Het plan van de gemeente om een nieuwe weg aan te leggen kwam volledig uit de lucht gevallen. Voor deze weg moet het appartementencomplex wijken - meneer moet zijn huis uit, hij wordt onteigend.
Bij een eerste oriëntatie op de woningmarkt ontdekt hij met een enorme schok: zonder bijfinanciering zal hij geen enkel betaalbaar huis kunnen vinden. En die financiering is het probleem, want zijn inkomen is daarvoor niet voldoende.

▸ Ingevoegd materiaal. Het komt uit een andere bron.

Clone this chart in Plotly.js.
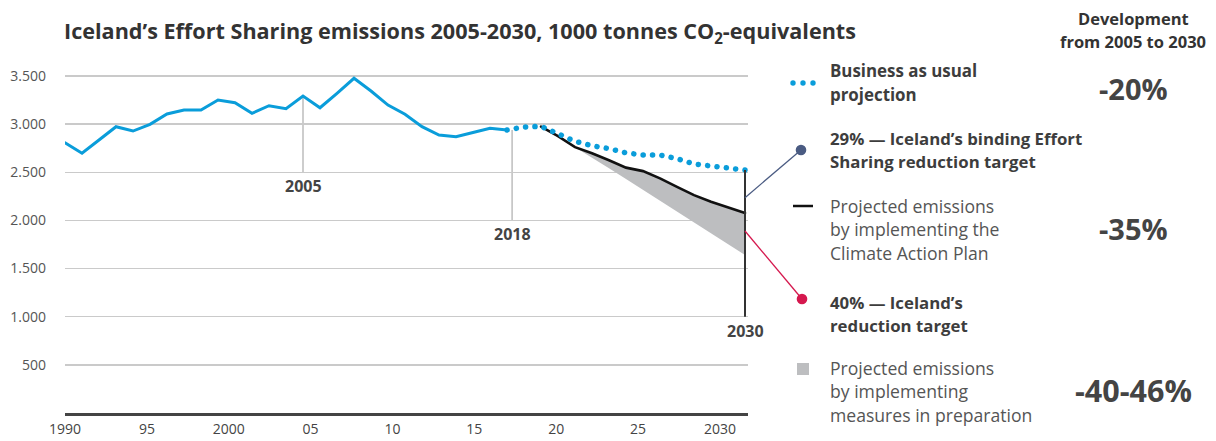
<!DOCTYPE html>
<html><head><meta charset="utf-8">
<script src="https://cdn.plot.ly/plotly-3.0.1.min.js"></script>
<style>
html,body{margin:0;padding:0;background:#fff;}
#chart{width:1216px;height:441px;}
.scatterlayer .js-line{stroke-linecap:round;}
</style></head><body><div id="chart"></div>
<script>
// ---- data (1000 tonnes CO2-eq) ----
const histYears = [1990,1991,1992,1993,1994,1995,1996,1997,1998,1999,2000,2001,2002,2003,2004,2005,2006,2007,2008,2009,2010,2011,2012,2013,2014,2015,2016];
const histValues = [2807,2697,2835,2973,2928,2998,3105,3146,3146,3250,3222,3112,3191,3160,3292,3170,3320,3476,3344,3198,3102,2973,2887,2869,2913,2956,2939];
const bauYears = [2016,2017,2018,2019,2020,2021,2022,2023,2024,2025,2026,2027,2028,2029,2030];
const bauValues = [2939,2970,2977,2894,2822,2775,2746,2701,2679,2679,2641,2586,2564,2541,2523];
const planYears = [2018,2019,2020,2021,2022,2023,2024,2025,2026,2027,2028,2029,2030];
const planValues = [2975,2876,2761,2697,2624,2548,2512,2436,2349,2262,2193,2133,2077];
const prepValues = [2975,2876,2761,2654,2542,2429,2317,2204,2091,1978,1866,1753,1641];
const targetYear = 2030;
const target29 = 2236;
const target40 = 1890;
const yTickVals = [500,1000,1500,2000,2500,3000,3500];
const yTickText = ['500','1.000','1.500','2.000','2.500','3.000','3.500'];
const xTickVals = [1990,1995,2000,2005,2010,2015,2020,2025,2030];
const xTickText = ['1990','95','2000','05','10','15','20','25','2030'];
const markerLabels = ['2005','2018','2030'];
const changeLabels = ['-20%','-35%','-40-46%'];

// ---- geometry helpers (styling/positions) ----
const L = 65, T = 70, W = 683, H = 343;
const X0 = 1990, X1 = 1990 + W/17;      // data axis
const Y1 = 3562;
const px = x => (x - L) / W;
const py = y => (T + H - y) / H;
const dataXp = yr => (yr - X0) / (X1 - X0);
const dataYp = v => v / Y1;

const blue = '#0a9dda', txt = '#3d3d3d', light = '#555';
const font = '"Open Sans", "Noto Sans", sans-serif';

const traces = [
  {x: planYears, y: prepValues, mode: 'lines', line: {width: 0}, hoverinfo: 'skip'},
  {x: planYears, y: planValues, mode: 'lines', fill: 'tonexty', fillcolor: '#bdbec0', line: {width: 0}, hoverinfo: 'skip'},
  {x: planYears, y: planValues, mode: 'lines', line: {color: '#111', width: 2.6}},
  {x: bauYears, y: bauValues, mode: 'lines', line: {color: blue, width: 5.5, dash: '0.1px,9.3px'}},
  {x: histYears, y: histValues, mode: 'lines', line: {color: blue, width: 3}},
  // empty trace so the tick-label axis (x2) is drawn
  {x: [], y: [], xaxis: 'x2', yaxis: 'y', mode: 'lines', hoverinfo: 'skip'}
];

const markerPos = [2004, 2016.3, targetYear];
const markerTop = [histValues[14], histValues[26], bauValues[bauValues.length-1]];
const markerBottom = [2500, 2000, 1000];

const shapes = [];
const annotations = [];
for (let i = 0; i < 3; i++) {
  shapes.push({type: 'line', xref: 'x', yref: 'y', x0: markerPos[i], x1: markerPos[i], y0: markerTop[i], y1: markerBottom[i],
    layer: i < 2 ? 'below' : 'above', line: {color: i < 2 ? '#bdbdbd' : '#333', width: i < 2 ? 1.5 : 2}});
  annotations.push({x: markerPos[i], y: markerBottom[i], xref: 'x', yref: 'y', text: markerLabels[i], showarrow: false,
    yanchor: 'top', yshift: -1, font: {family: font, size: 16, weight: 700, color: '#444'}});
}
// connectors to targets
const conn = [[target29, 801, 150, '#4a5b82'], [target40, 802, 299, '#d5184e']];
conn.forEach(c => {
  shapes.push({type: 'line', xref: 'paper', yref: 'paper', x0: dataXp(targetYear), y0: dataYp(c[0]), x1: px(c[1]), y1: py(c[2]), line: {color: c[3], width: 1.3}});
  shapes.push({type: 'circle', xref: 'paper', yref: 'paper', xsizemode: 'pixel', ysizemode: 'pixel', xanchor: px(c[1]), yanchor: py(c[2]),
    x0: -5.3, x1: 5.3, y0: -5.3, y1: 5.3, fillcolor: c[3], line: {width: 0}});
});
// legend symbols
[793, 803, 813].forEach(x => shapes.push({type: 'circle', xref: 'paper', yref: 'paper', xsizemode: 'pixel', ysizemode: 'pixel',
  xanchor: px(x), yanchor: py(83), x0: -2.7, x1: 2.7, y0: -2.7, y1: 2.7, fillcolor: blue, line: {width: 0}}));
shapes.push({type: 'line', xref: 'paper', yref: 'paper', x0: px(793), x1: px(813), y0: py(206), y1: py(206), line: {color: '#111', width: 2.5}});
shapes.push({type: 'rect', xref: 'paper', yref: 'paper', x0: px(797), x1: px(809), y0: py(363), y1: py(375), fillcolor: '#bdbec0', line: {width: 0}});

function txtAnn(text, x, y, size, weight, color, anchor) {
  annotations.push({xref: 'paper', yref: 'paper', x: px(x), y: py(y), text: text, showarrow: false,
    xanchor: anchor || 'left', yanchor: 'middle', font: {family: font, size: size, weight: weight, color: color}});
}
txtAnn('Iceland’s Effort Sharing emissions 2005-2030, 1000 tonnes CO<sub>2</sub>-equivalents', 62, 32, 21.6, 700, '#333');
txtAnn('Development', 1133, 18, 16.5, 700, '#333', 'center');
txtAnn('from 2005 to 2030', 1133, 42, 16.5, 700, '#333', 'center');
txtAnn(changeLabels[0], 1133, 88, 29, 700, '#444', 'center');
txtAnn(changeLabels[1], 1133, 228, 29, 700, '#444', 'center');
txtAnn(changeLabels[2], 1133, 390, 30.5, 700, '#444', 'center');
const lx = 828;
txtAnn('Business as usual', lx, 70, 16.9, 700, txt);
txtAnn('projection', lx, 94, 16.9, 700, txt);
txtAnn('29% — Iceland’s binding Effort', lx, 138, 16.8, 700, txt);
txtAnn('Sharing reduction target', lx, 161, 16.8, 700, txt);
txtAnn('Projected emissions', lx, 206, 17.6, 400, light);
txtAnn('by implementing the', lx, 229, 17.6, 400, light);
txtAnn('Climate Action Plan', lx, 253, 17.6, 400, light);
txtAnn('40% — Iceland’s', lx, 302, 16.8, 700, txt);
txtAnn('reduction target', lx, 325, 16.8, 700, txt);
txtAnn('Projected emissions', lx, 368, 17.6, 400, light);
txtAnn('by implementing', lx, 391, 17.6, 400, light);
txtAnn('measures in preparation', lx, 415, 17.6, 400, light);

const layout = {
  width: 1216, height: 441,
  margin: {l: L, r: 1216 - L - W, t: T, b: 441 - T - H, pad: 0},
  paper_bgcolor: '#fff', plot_bgcolor: '#fff',
  showlegend: false,
  font: {family: font, color: txt},
  xaxis: {range: [X0, X1], showgrid: false, zeroline: false, showticklabels: false, ticks: '',
    showline: true, linecolor: '#444', linewidth: 3, fixedrange: true},
  xaxis2: {overlaying: 'x', anchor: 'y', side: 'bottom', range: [1990, 1990 + W/16.375],
    tickmode: 'array', tickvals: xTickVals, ticktext: xTickText, showgrid: false, zeroline: false,
    showline: false, ticks: '', tickfont: {family: font, size: 14, color: '#444'}, ticklabelstandoff: 6, fixedrange: true},
  yaxis: {range: [0, Y1], tickmode: 'array', tickvals: yTickVals, ticktext: yTickText, showgrid: true,
    gridcolor: '#cacaca', gridwidth: 1.4, zeroline: false, ticks: '', showline: false,
    tickfont: {family: font, size: 14, color: '#555'}, ticklabelstandoff: 18, fixedrange: true},
  shapes: shapes,
  annotations: annotations
};
Plotly.newPlot('chart', traces, layout, {displayModeBar: false, staticPlot: true});
</script></body></html>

De onteigening levert meneer de Vries een hoop stress en spanning op. Waar moet hij dan naartoe? Maar dat niet alleen; hoe moet hij zich gedragen op een steeds wildere woningmarkt? In deze markt staat de koper altijd achter in de rij, met 40 kijkers en bieders voor je. Het zoeken is een heidens karwei, bezichtigingen kosten vele uren en vrije dagen.
Meneer heeft het vooruitzicht van een bijna kansloze zoektocht naar een nieuwe woning, met de hete adem in de nek van de dreigende onteigening. Dubbel stress en hartstikke klem.
Als onteigeningsadviseur is het mijn taak om deze situatie van stijgende huizenprijzen te betrekken in de onderhandelingen. Het kán eenvoudigweg niet zo zijn dat meneer na de onteigening achterblijft met groot financieel nadeel.
Het vergt ervaring, veel rust, overleg en onderhandelingskracht om in deze woningmarkt dit soort onteigeningsdossiers tot een goed einde te brengen.